- [TASK REQUIREMENTS]
Quote word for word the lines below, beginning with the first and ending with the one that has "const yLabels = [0.1, 1, 10, 100];". Drop the pictures.
************
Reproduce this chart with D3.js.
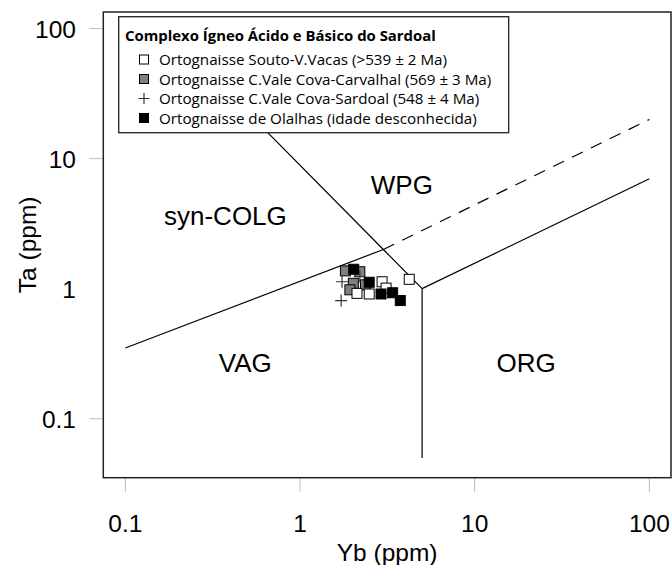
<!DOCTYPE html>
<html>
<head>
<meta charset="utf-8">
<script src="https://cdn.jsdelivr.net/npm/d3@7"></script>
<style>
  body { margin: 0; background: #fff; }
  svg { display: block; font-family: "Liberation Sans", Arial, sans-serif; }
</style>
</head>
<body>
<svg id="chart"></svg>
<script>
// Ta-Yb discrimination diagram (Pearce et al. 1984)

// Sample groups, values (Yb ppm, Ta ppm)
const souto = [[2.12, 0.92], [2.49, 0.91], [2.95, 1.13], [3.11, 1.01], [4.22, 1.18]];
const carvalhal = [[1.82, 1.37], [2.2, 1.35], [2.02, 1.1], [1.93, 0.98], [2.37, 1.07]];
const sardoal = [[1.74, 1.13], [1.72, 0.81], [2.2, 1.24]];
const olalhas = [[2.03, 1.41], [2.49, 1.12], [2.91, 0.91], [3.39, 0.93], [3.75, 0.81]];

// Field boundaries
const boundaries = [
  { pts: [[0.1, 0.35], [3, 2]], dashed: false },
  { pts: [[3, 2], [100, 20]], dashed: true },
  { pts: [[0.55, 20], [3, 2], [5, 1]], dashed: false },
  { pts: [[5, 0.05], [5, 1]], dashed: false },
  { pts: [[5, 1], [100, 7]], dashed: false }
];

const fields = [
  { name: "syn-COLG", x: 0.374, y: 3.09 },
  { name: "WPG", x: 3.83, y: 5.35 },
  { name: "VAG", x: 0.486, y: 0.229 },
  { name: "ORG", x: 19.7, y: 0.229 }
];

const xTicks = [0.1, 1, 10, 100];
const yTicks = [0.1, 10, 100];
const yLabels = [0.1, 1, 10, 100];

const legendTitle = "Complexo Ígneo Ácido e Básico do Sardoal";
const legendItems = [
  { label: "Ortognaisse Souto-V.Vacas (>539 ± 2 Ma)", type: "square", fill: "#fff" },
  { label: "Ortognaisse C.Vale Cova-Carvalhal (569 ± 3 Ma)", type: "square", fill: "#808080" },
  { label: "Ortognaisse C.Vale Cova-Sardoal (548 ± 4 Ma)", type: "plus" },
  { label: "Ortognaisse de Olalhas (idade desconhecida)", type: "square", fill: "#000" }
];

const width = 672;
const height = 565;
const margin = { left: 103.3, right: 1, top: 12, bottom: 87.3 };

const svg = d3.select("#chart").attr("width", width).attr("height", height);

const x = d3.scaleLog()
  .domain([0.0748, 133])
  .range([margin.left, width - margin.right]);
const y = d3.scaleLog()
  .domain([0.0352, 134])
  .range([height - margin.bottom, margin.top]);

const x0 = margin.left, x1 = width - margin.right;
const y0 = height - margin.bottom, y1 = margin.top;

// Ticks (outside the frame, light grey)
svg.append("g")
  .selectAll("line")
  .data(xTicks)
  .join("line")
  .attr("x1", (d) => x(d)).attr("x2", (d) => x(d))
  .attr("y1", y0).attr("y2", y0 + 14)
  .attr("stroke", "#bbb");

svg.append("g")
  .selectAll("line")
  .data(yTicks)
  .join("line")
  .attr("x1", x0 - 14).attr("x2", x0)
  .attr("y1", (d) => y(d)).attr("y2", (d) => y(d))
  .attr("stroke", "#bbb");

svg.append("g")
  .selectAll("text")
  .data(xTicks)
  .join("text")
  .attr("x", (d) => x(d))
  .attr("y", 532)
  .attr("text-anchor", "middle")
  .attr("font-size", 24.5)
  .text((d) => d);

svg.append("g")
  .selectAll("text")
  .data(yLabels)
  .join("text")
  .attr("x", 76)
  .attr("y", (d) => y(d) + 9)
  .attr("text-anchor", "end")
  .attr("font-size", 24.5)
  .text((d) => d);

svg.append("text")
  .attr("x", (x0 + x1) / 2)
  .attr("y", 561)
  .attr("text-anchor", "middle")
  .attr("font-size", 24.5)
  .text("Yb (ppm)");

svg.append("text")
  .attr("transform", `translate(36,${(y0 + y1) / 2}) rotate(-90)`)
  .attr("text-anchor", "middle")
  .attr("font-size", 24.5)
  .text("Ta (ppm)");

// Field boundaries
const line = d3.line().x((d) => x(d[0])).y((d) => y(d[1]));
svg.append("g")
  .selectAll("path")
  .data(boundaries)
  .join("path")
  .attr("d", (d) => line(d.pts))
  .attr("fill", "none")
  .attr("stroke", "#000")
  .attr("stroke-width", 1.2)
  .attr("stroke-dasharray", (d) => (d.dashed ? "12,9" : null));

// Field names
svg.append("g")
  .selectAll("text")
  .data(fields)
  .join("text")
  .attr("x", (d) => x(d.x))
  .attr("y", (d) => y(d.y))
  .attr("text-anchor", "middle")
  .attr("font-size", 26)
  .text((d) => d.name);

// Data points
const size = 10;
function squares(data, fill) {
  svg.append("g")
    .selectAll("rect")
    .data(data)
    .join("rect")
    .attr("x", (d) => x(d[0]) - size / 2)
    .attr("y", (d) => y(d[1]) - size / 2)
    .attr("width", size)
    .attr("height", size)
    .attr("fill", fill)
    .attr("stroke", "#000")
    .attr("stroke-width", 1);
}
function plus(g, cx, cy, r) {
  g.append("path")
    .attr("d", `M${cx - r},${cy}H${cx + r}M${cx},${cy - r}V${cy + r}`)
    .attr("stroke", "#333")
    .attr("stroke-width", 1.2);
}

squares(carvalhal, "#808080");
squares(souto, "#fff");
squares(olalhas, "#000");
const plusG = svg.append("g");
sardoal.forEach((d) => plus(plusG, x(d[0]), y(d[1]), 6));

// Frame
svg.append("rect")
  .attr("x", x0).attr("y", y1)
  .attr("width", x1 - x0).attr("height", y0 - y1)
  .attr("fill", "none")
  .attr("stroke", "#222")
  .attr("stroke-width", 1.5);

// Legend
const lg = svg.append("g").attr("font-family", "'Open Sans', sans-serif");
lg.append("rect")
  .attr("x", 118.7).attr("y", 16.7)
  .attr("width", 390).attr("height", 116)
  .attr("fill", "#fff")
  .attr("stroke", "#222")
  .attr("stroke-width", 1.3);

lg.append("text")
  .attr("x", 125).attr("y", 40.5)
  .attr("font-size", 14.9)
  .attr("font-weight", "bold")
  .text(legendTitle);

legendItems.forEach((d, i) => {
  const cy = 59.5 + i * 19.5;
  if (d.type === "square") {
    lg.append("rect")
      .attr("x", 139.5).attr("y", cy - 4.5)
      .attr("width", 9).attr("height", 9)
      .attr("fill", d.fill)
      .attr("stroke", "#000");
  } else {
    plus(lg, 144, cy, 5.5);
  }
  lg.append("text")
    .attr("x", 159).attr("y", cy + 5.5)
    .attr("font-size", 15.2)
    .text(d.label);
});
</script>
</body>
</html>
************
- [WRITTEN SOLUTION]
Reproduce this chart with D3.js.
<!DOCTYPE html>
<html>
<head>
<meta charset="utf-8">
<script src="https://cdn.jsdelivr.net/npm/d3@7"></script>
<style>
  body { margin: 0; background: #fff; }
  svg { display: block; font-family: "Liberation Sans", Arial, sans-serif; }
</style>
</head>
<body>
<svg id="chart"></svg>
<script>
// Ta-Yb discrimination diagram (Pearce et al. 1984)

// Sample groups, values (Yb ppm, Ta ppm)
const souto = [[2.12, 0.92], [2.49, 0.91], [2.95, 1.13], [3.11, 1.01], [4.22, 1.18]];
const carvalhal = [[1.82, 1.37], [2.2, 1.35], [2.02, 1.1], [1.93, 0.98], [2.37, 1.07]];
const sardoal = [[1.74, 1.13], [1.72, 0.81], [2.2, 1.24]];
const olalhas = [[2.03, 1.41], [2.49, 1.12], [2.91, 0.91], [3.39, 0.93], [3.75, 0.81]];

// Field boundaries
const boundaries = [
  { pts: [[0.1, 0.35], [3, 2]], dashed: false },
  { pts: [[3, 2], [100, 20]], dashed: true },
  { pts: [[0.55, 20], [3, 2], [5, 1]], dashed: false },
  { pts: [[5, 0.05], [5, 1]], dashed: false },
  { pts: [[5, 1], [100, 7]], dashed: false }
];

const fields = [
  { name: "syn-COLG", x: 0.374, y: 3.09 },
  { name: "WPG", x: 3.83, y: 5.35 },
  { name: "VAG", x: 0.486, y: 0.229 },
  { name: "ORG", x: 19.7, y: 0.229 }
];

const xTicks = [0.1, 1, 10, 100];
const yTicks = [0.1, 10, 100];
const yLabels = [0.1, 1, 10, 100];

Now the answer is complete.